BEGIN

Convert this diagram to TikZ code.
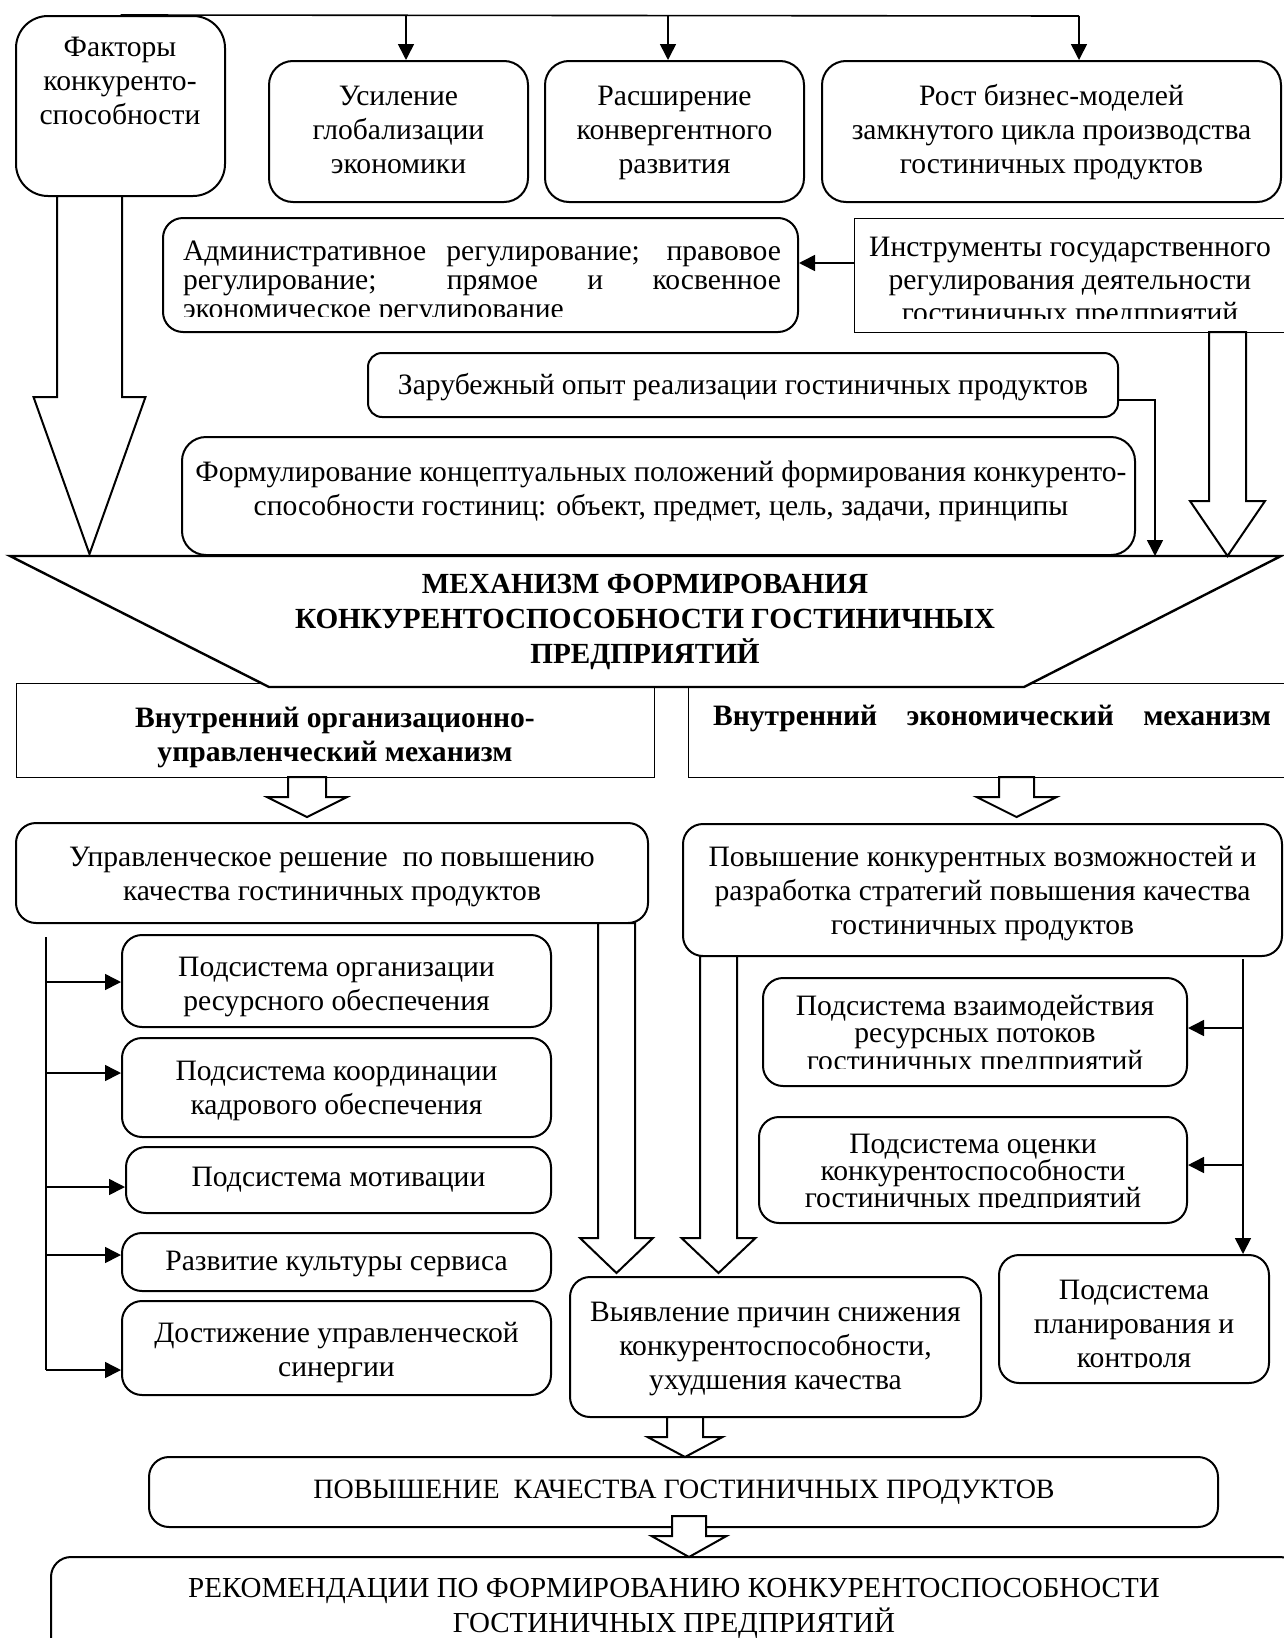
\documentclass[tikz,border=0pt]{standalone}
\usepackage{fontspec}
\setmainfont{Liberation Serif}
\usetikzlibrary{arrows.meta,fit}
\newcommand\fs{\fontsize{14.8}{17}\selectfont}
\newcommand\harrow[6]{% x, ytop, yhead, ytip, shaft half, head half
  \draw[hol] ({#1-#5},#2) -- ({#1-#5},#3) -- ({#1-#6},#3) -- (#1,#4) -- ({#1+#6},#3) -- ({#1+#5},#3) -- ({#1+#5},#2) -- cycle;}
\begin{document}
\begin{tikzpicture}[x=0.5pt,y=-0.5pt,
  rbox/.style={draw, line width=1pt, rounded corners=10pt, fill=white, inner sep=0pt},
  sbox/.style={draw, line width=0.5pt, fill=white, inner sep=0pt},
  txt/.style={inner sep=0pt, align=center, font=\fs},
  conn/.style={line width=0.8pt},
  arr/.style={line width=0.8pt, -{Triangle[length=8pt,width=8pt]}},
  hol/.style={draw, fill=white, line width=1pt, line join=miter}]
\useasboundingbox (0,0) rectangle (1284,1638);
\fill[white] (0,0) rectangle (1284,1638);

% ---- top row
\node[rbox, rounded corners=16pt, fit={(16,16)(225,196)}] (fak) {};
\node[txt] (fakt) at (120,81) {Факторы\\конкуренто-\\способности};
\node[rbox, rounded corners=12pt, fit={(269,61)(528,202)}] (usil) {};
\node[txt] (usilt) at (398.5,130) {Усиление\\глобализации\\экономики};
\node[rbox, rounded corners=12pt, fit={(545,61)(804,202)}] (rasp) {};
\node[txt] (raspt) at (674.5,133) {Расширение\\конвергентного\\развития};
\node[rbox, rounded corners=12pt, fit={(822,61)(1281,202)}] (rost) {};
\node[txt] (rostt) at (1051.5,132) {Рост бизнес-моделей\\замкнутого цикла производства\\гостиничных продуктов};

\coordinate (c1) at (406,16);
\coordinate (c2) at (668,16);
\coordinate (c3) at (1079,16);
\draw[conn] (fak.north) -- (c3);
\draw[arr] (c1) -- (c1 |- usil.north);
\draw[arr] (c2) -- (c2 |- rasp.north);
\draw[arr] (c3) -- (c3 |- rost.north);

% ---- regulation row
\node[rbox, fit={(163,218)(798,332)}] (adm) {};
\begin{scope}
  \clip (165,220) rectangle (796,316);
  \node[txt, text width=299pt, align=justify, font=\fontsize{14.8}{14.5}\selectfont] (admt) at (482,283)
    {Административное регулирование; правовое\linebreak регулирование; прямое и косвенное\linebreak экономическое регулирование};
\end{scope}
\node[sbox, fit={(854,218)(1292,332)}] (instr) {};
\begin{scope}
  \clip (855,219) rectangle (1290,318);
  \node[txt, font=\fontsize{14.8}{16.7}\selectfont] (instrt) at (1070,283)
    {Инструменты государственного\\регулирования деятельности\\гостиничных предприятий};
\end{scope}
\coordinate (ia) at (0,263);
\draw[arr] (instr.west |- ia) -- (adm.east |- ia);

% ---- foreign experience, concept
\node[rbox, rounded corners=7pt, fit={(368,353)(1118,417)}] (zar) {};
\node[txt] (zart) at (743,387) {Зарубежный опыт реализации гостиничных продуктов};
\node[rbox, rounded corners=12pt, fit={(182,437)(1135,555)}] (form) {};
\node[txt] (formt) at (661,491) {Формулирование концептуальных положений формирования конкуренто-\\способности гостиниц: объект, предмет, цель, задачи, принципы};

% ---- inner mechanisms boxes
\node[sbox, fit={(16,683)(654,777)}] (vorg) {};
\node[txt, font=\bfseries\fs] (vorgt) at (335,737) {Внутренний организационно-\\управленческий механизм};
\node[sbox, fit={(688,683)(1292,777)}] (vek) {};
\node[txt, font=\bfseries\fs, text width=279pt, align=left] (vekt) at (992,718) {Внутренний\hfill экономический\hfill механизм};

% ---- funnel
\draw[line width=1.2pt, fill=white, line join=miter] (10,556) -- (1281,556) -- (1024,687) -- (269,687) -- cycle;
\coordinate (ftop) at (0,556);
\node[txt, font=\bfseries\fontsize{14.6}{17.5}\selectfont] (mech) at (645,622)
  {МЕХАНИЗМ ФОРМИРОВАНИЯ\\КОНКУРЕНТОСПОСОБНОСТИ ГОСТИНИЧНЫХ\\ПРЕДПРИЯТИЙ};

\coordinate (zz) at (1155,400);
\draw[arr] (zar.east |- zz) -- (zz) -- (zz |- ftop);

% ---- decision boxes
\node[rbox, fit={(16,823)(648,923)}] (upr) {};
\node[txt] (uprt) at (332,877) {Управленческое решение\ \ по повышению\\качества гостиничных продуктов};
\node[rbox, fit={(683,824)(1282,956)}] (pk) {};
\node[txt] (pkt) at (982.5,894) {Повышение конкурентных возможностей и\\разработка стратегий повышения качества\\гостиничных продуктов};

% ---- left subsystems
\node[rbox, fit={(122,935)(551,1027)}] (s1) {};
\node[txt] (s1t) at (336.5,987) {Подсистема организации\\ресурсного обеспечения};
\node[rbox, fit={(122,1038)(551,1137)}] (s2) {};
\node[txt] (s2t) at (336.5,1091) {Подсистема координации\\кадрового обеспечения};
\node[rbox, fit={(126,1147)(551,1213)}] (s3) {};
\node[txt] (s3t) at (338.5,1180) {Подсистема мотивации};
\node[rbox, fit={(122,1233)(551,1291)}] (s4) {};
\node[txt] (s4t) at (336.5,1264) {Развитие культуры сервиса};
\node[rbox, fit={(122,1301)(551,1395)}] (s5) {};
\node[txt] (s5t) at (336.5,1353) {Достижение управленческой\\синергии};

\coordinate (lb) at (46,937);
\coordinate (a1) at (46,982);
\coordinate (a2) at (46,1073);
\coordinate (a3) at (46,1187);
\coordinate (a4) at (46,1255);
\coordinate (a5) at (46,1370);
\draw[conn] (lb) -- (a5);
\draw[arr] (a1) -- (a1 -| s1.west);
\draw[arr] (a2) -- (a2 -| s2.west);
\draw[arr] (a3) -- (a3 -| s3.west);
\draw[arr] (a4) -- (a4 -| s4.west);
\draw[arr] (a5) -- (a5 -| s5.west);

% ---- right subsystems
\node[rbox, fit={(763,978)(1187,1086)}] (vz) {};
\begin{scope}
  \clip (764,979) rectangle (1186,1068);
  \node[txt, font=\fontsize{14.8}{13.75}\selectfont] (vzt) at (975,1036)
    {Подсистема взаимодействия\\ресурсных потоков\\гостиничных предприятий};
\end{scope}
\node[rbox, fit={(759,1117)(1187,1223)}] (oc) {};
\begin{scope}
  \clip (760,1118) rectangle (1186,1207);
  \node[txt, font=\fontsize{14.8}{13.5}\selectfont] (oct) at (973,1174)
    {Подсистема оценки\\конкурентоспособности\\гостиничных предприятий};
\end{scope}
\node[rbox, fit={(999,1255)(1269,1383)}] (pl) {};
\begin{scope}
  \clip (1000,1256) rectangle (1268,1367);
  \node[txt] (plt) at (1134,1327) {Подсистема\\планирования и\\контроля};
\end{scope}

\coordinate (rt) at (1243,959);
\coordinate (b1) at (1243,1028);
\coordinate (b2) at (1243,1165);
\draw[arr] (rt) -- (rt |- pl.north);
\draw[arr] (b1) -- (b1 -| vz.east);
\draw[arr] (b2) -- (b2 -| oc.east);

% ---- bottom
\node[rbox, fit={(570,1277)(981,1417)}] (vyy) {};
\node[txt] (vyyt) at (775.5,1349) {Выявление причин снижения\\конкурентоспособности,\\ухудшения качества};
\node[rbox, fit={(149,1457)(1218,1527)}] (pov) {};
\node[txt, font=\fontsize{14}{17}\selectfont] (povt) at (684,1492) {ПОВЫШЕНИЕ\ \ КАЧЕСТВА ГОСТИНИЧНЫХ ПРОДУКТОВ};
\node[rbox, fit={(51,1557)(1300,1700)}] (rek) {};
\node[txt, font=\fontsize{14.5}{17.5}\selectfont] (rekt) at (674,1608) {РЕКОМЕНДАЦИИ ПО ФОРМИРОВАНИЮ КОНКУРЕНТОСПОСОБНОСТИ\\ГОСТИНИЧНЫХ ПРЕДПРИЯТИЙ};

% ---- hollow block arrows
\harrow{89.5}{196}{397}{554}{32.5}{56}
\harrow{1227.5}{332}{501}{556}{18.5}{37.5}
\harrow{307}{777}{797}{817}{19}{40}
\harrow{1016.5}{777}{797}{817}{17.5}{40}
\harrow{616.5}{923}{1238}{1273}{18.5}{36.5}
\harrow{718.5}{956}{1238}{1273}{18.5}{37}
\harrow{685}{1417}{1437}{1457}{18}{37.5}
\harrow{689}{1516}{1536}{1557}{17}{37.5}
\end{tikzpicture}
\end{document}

END

REQUEST -> Leave out the pictures and restate, word for word, the lines from the top of the data through the line containing "(c3 |- rost.north);", both included.

ANSWER TO THE TASK ->
Convert this diagram to TikZ code.
\documentclass[tikz,border=0pt]{standalone}
\usepackage{fontspec}
\setmainfont{Liberation Serif}
\usetikzlibrary{arrows.meta,fit}
\newcommand\fs{\fontsize{14.8}{17}\selectfont}
\newcommand\harrow[6]{% x, ytop, yhead, ytip, shaft half, head half
  \draw[hol] ({#1-#5},#2) -- ({#1-#5},#3) -- ({#1-#6},#3) -- (#1,#4) -- ({#1+#6},#3) -- ({#1+#5},#3) -- ({#1+#5},#2) -- cycle;}
\begin{document}
\begin{tikzpicture}[x=0.5pt,y=-0.5pt,
  rbox/.style={draw, line width=1pt, rounded corners=10pt, fill=white, inner sep=0pt},
  sbox/.style={draw, line width=0.5pt, fill=white, inner sep=0pt},
  txt/.style={inner sep=0pt, align=center, font=\fs},
  conn/.style={line width=0.8pt},
  arr/.style={line width=0.8pt, -{Triangle[length=8pt,width=8pt]}},
  hol/.style={draw, fill=white, line width=1pt, line join=miter}]
\useasboundingbox (0,0) rectangle (1284,1638);
\fill[white] (0,0) rectangle (1284,1638);

% ---- top row
\node[rbox, rounded corners=16pt, fit={(16,16)(225,196)}] (fak) {};
\node[txt] (fakt) at (120,81) {Факторы\\конкуренто-\\способности};
\node[rbox, rounded corners=12pt, fit={(269,61)(528,202)}] (usil) {};
\node[txt] (usilt) at (398.5,130) {Усиление\\глобализации\\экономики};
\node[rbox, rounded corners=12pt, fit={(545,61)(804,202)}] (rasp) {};
\node[txt] (raspt) at (674.5,133) {Расширение\\конвергентного\\развития};
\node[rbox, rounded corners=12pt, fit={(822,61)(1281,202)}] (rost) {};
\node[txt] (rostt) at (1051.5,132) {Рост бизнес-моделей\\замкнутого цикла производства\\гостиничных продуктов};

\coordinate (c1) at (406,16);
\coordinate (c2) at (668,16);
\coordinate (c3) at (1079,16);
\draw[conn] (fak.north) -- (c3);
\draw[arr] (c1) -- (c1 |- usil.north);
\draw[arr] (c2) -- (c2 |- rasp.north);
\draw[arr] (c3) -- (c3 |- rost.north);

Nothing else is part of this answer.